Saudi Telecommunications Company (STC) announced on Sunday that its subsidiary, Tawal, has successfully secured Sharia-compliant bank loans amounting to a total of $1.42 billion.
This funding is earmarked for Tawal’s acquisition of three telecom tower companies from United Group in Bulgaria, Croatia, and Slovenia.
Back in April, Tawal had entered into an agreement to purchase the tower companies for €1.22 billion ($1.34 billion) from United Group.
This marked Tawal’s initial foray into the European telecommunications market.

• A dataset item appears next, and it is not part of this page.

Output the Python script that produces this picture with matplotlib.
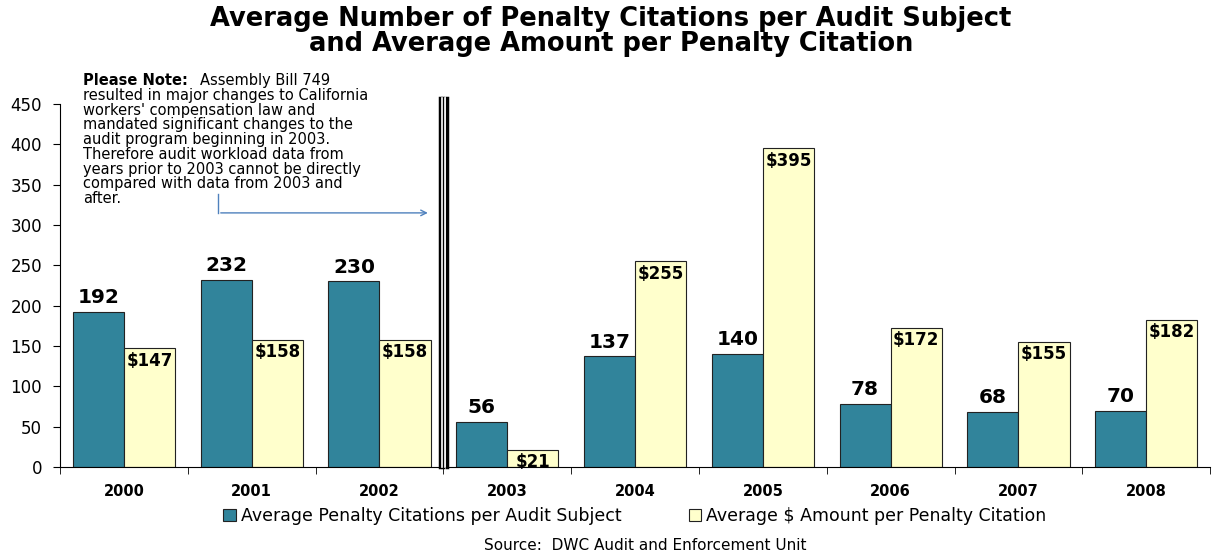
import numpy as np
import matplotlib
matplotlib.use("Agg")
import matplotlib.pyplot as plt

plt.rcParams['font.family'] = ['DejaVu Sans']

# data
years = ["2000", "2001", "2002", "2003", "2004", "2005", "2006", "2007", "2008"]
citations = [192, 232, 230, 56, 137, 140, 78, 68, 70]
amounts = [147, 158, 158, 21, 255, 395, 172, 155, 182]

teal = "#31849B"
cream = "#FFFFCC"

fig = plt.figure(figsize=(12.15, 5.55), dpi=100)
ax = fig.add_axes([0.0494, 0.1586, 0.9466, 0.654])

x = np.arange(len(years))
w = 0.4
ax.bar(x - w / 2, citations, w, color=teal, edgecolor="#222222", linewidth=0.8,
       label="Average Penalty Citations per Audit Subject")
ax.bar(x + w / 2, amounts, w, color=cream, edgecolor="#222222", linewidth=0.8,
       label="Average $ Amount per Penalty Citation")

for xi, v in zip(x, citations):
    ax.text(xi - w / 2, v + 6, f"{v}", ha="center", va="bottom",
            fontsize=14.5, fontweight="bold")
for xi, v in zip(x, amounts):
    ax.text(xi + w / 2, v - 4, f"${v}", ha="center", va="top",
            fontsize=12, fontweight="bold")

ax.set_xlim(-0.5, len(years) - 0.5)
ax.set_ylim(0, 450)
ax.set_yticks(np.arange(0, 451, 50))
ax.tick_params(axis="y", labelsize=12, length=5, direction="out", pad=8)
ax.set_xticks(x)
ax.set_xticklabels(years, fontsize=10.5, fontweight="bold")
ax.tick_params(axis="x", length=0, pad=12)
ax.set_xticks(np.arange(-0.5, len(years), 1), minor=True)
ax.tick_params(axis="x", which="minor", length=5, direction="out")
for s in ["top", "right"]:
    ax.spines[s].set_visible(False)

# divider between 2002 and 2003
for off in [-0.028, 0.0, 0.028]:
    ax.plot([2.5 + off, 2.5 + off], [0, 457], color="black", lw=2.5, clip_on=False)
for off in [-0.014, 0.014]:
    ax.plot([2.5 + off, 2.5 + off], [0, 457], color="white", lw=1.2, clip_on=False,
            zorder=5)

# note
note_body = ("resulted in major changes to California\n"
             "workers' compensation law and\n"
             "mandated significant changes to the\n"
             "audit program beginning in 2003.\n"
             "Therefore audit workload data from\n"
             "years prior to 2003 cannot be directly\n"
             "compared with data from 2003 and\n"
             "after.")
head = ax.text(-0.32, 479, "Please Note:", fontsize=10.5, fontweight="bold",
               va="center", ha="left", clip_on=False)
ax.annotate("Assembly Bill 749", xy=(1, 0.5), xycoords=head, xytext=(9, 0),
            textcoords="offset points", fontsize=10.5, va="center", ha="left")
ax.text(-0.32, 470, note_body, fontsize=10.5, va="top", ha="left", linespacing=0.98,
        clip_on=False)
ax.plot([0.736, 0.736], [339, 315], color="#4F81BD", lw=1)
ax.annotate("", xy=(2.4, 315), xytext=(0.736, 315),
            arrowprops=dict(arrowstyle="->", color="#4F81BD", lw=1))

fig.text(0.503, 0.99, "Average Number of Penalty Citations per Audit Subject\n"
         "and Average Amount per Penalty Citation",
         ha="center", va="top", fontsize=18.5, fontweight="bold", linespacing=0.95)

ax.legend(loc="center", bbox_to_anchor=(0.5, -0.135), ncol=2, frameon=False,
          fontsize=12.5, handlelength=0.7, handleheight=0.7, handletextpad=0.3,
          columnspacing=3.9)

fig.text(0.531, 0.018, "Source:  DWC Audit and Enforcement Unit", ha="center",
         va="center", fontsize=11)

fig.savefig("out.png", dpi=100)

STC disclosed that the entire transaction is fully funded through Sharia-compliant bank loans. Furthermore, the necessary approvals for the deal have been obtained, and the process was finalized on August 24.
The disclosure revealed that Saudi Arabia’s largest bank, Al-Ahli Bank (NCB), contributed a substantial $1.02 billion to the financing, including $300 million as an istisna’a loan.
Additionally, Dubai Islamic Bank and First Abu Dhabi Bank each contributed $250 million and $150 million, respectively, to the arrangement.
STC emphasized that the financial impact of this acquisition will be reflected in the third-quarter earnings.
The move to secure financing through Sharia-compliant bank loans underscores the increasing emphasis on aligning financial practices with Islamic principles.
Tawal’s expansion into the European market showcases the global growth ambitions of Saudi Arabia’s telecommunications sector, positioning it as a key player in the international telecom landscape.